Nonlinear Signals of Unusual Size (NSUS's)
So the discussion continues (in comments here, and a post and comments here), but I think the TL;DR version of the Great Smith-Sadowski Row of 2015 is this:
Sadowski: Changes in the monetary base Granger-cause changes in the economy. [So the liquidity trap isn't real.]
Smith: You ignore large nonlinear signals in the monetary base data.
Sadowski: There were no targets for the monetary base before the ZLB, so I ignore the data before 2009.
Smith: If you ignore the large nonlinear signals, the data is log-linear and is likely spuriously correlated.
Sadowski: I know about spurious correlation. You have to de-trend the data.
Smith: You can't de-trend data with a large nonlinear signal in a model-independent way.
Sadowski: You are guilty of showing spurious correlation, too.
Smith: The data contains a large nonlinear signal that I don't ignore, so spurious correlation isn't an issue.
update 8/10/2015
Smith: Look, here's Dave Giles: "Standard tests for Granger causality ... are conducted under the assumption that we live in a linear world."
Sadowski: The title of that post references nonlinear Granger causality.

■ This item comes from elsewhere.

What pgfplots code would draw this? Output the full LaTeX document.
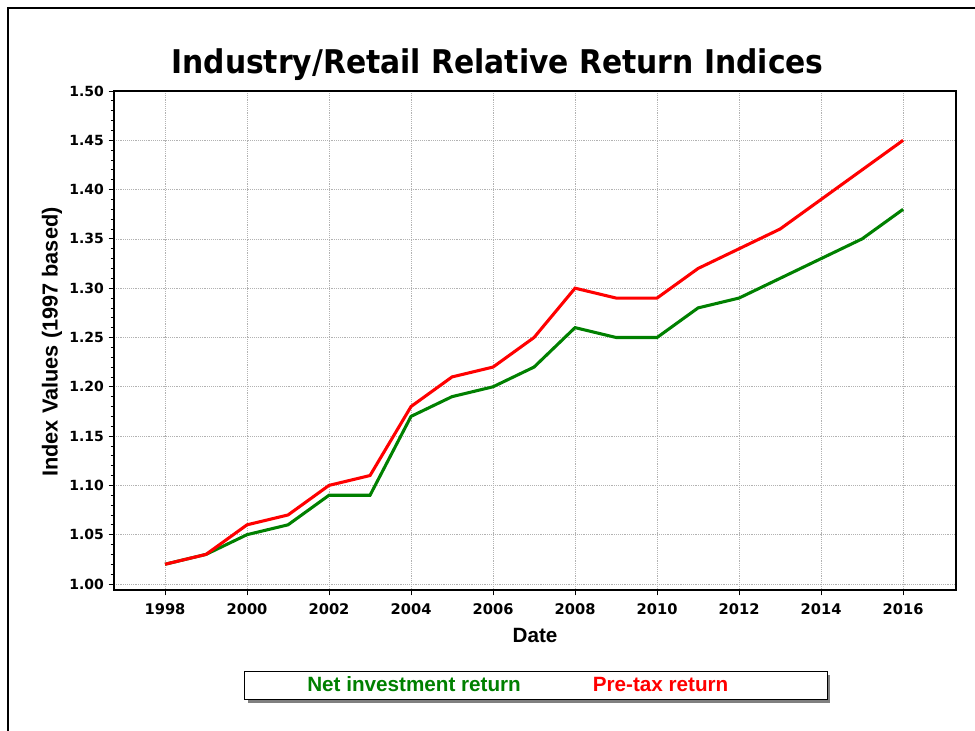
\documentclass[border=0pt]{standalone}
\usepackage{fontspec}
\setmainfont{Liberation Sans}
\newfontfamily\dejavu{DejaVu Sans}
\usepackage{pgfplots}
\pgfplotsset{compat=1.18}
\usetikzlibrary{shadows}
\definecolor{netgreen}{RGB}{0,128,0}
\definecolor{pretaxred}{RGB}{255,0,0}
\begin{document}
\begin{tikzpicture}
\useasboundingbox (0,0) rectangle (731.25pt,548.25pt);
\draw[line width=0.9pt] (6pt,-5pt) -- (6pt,542.25pt) -- (740pt,542.25pt);
\begin{axis}[
  at={(85.5pt,105.75pt)}, anchor=south west,
  scale only axis, width=631.5pt, height=374.25pt,
  xmin=1996.756, xmax=2017.29,
  ymin=0.9939, ymax=1.50,
  xtick={1998,2000,...,2016},
  ytick={1.00,1.05,...,1.51},
  minor x tick num=3,
  minor y tick num=4,
  tick pos=left,
  tick align=outside,
  major tick length=4pt,
  minor tick length=2.5pt,
  every tick/.style={black, line width=0.6pt},
  axis line style={line width=1.3pt},
  grid=major,
  major grid style={gray!60, densely dotted, line width=0.5pt},
  /pgf/number format/assume math mode=true,
  xticklabel style={font=\dejavu\bfseries\fontsize{11}{13}\selectfont, yshift=-2.5pt, /pgf/number format/1000 sep={}},
  yticklabel style={font=\dejavu\bfseries\fontsize{10.5}{12}\selectfont, /pgf/number format/.cd, fixed, fixed zerofill, precision=2},
  scaled y ticks=false,
  title={\scalebox{0.912}[1]{Industry/Retail Relative Return Indices}},
  title style={at={(axis description cs:0.4555,1.020)}, anchor=base, inner sep=0pt, font=\dejavu\bfseries\fontsize{24.5}{28}\selectfont},
  xlabel={Date},
  every axis x label/.style={at={(axis description cs:0.5,-0.0902)}, anchor=center, font=\bfseries\fontsize{15.5}{18}\selectfont},
  ylabel={Index Values (1997 based)},
  every axis y label/.style={at={(axis description cs:-0.0736,0.497)}, rotate=90, anchor=center, font=\bfseries\fontsize{16.3}{18}\selectfont},
  legend columns=2,
  legend image code/.code={},
  legend style={at={(axis description cs:0.501,-0.1914)}, anchor=center, draw=black, line width=0.8pt, fill=white,
    drop shadow={shadow xshift=2.5pt, shadow yshift=-2.5pt, fill=gray, opacity=1},
    inner xsep=0pt, inner ysep=2.2pt, font=\bfseries\fontsize{15.5}{18}\selectfont,
    /tikz/every even column/.append style={column sep=50pt}},
]
\addplot[netgreen, line width=2.3pt] coordinates {
(1998,1.02) (1999,1.03) (2000,1.05) (2001,1.06) (2002,1.09) (2003,1.09) (2004,1.17) (2005,1.19) (2006,1.20) (2007,1.22) (2008,1.26) (2009,1.25) (2010,1.25) (2011,1.28) (2012,1.29) (2013,1.31) (2014,1.33) (2015,1.35) (2016,1.38)};
\addlegendentry{\hspace*{45pt}\textcolor{netgreen}{Net investment return}}
\addplot[pretaxred, line width=2.3pt] coordinates {
(1998,1.02) (1999,1.03) (2000,1.06) (2001,1.07) (2002,1.10) (2003,1.11) (2004,1.18) (2005,1.21) (2006,1.22) (2007,1.25) (2008,1.30) (2009,1.29) (2010,1.29) (2011,1.32) (2012,1.34) (2013,1.36) (2014,1.39) (2015,1.42) (2016,1.45)};
\addlegendentry{\textcolor{pretaxred}{Pre-tax return}\hspace*{72pt}}
\end{axis}
\end{tikzpicture}
\end{document}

Smith: Huh? I was quoting the introduction that says why nonlinear Granger causality was invented.
Sadowski: You can't interpret a post that's skeptical of nonlinear models to mean you should be skeptical of linear models.
Smith: ???
Sadowski: Here's Chris House: "In Praise of Linear Models …"
Smith: Chris House goes on to say (in that same post): "There are cases like the liquidity trap that clearly entail important aggregate non-linearities and in those instances you are forced to adopt a non-linear approach." This is exactly the case that you are treating as linear when you say that the monetary base Granger-causes changes in the economy in order to say that the liquidity trap isn't real. ... I'm also now under the impression that you only read the titles of blog posts.
After writing this, I think I've confirmed my feeling that this is just going in circles. You can't just sweep these under the rug:

I mean you can just sweep them under the rug, but the sweeping is strongly model-dependent.
Update (+ 10 min):
Example of model-dependent sweeping: QE is expected to be temporary, therefore changes in the base will not impact the price level.
Plausible? Sure. But completely dependent on a particular model of expectations.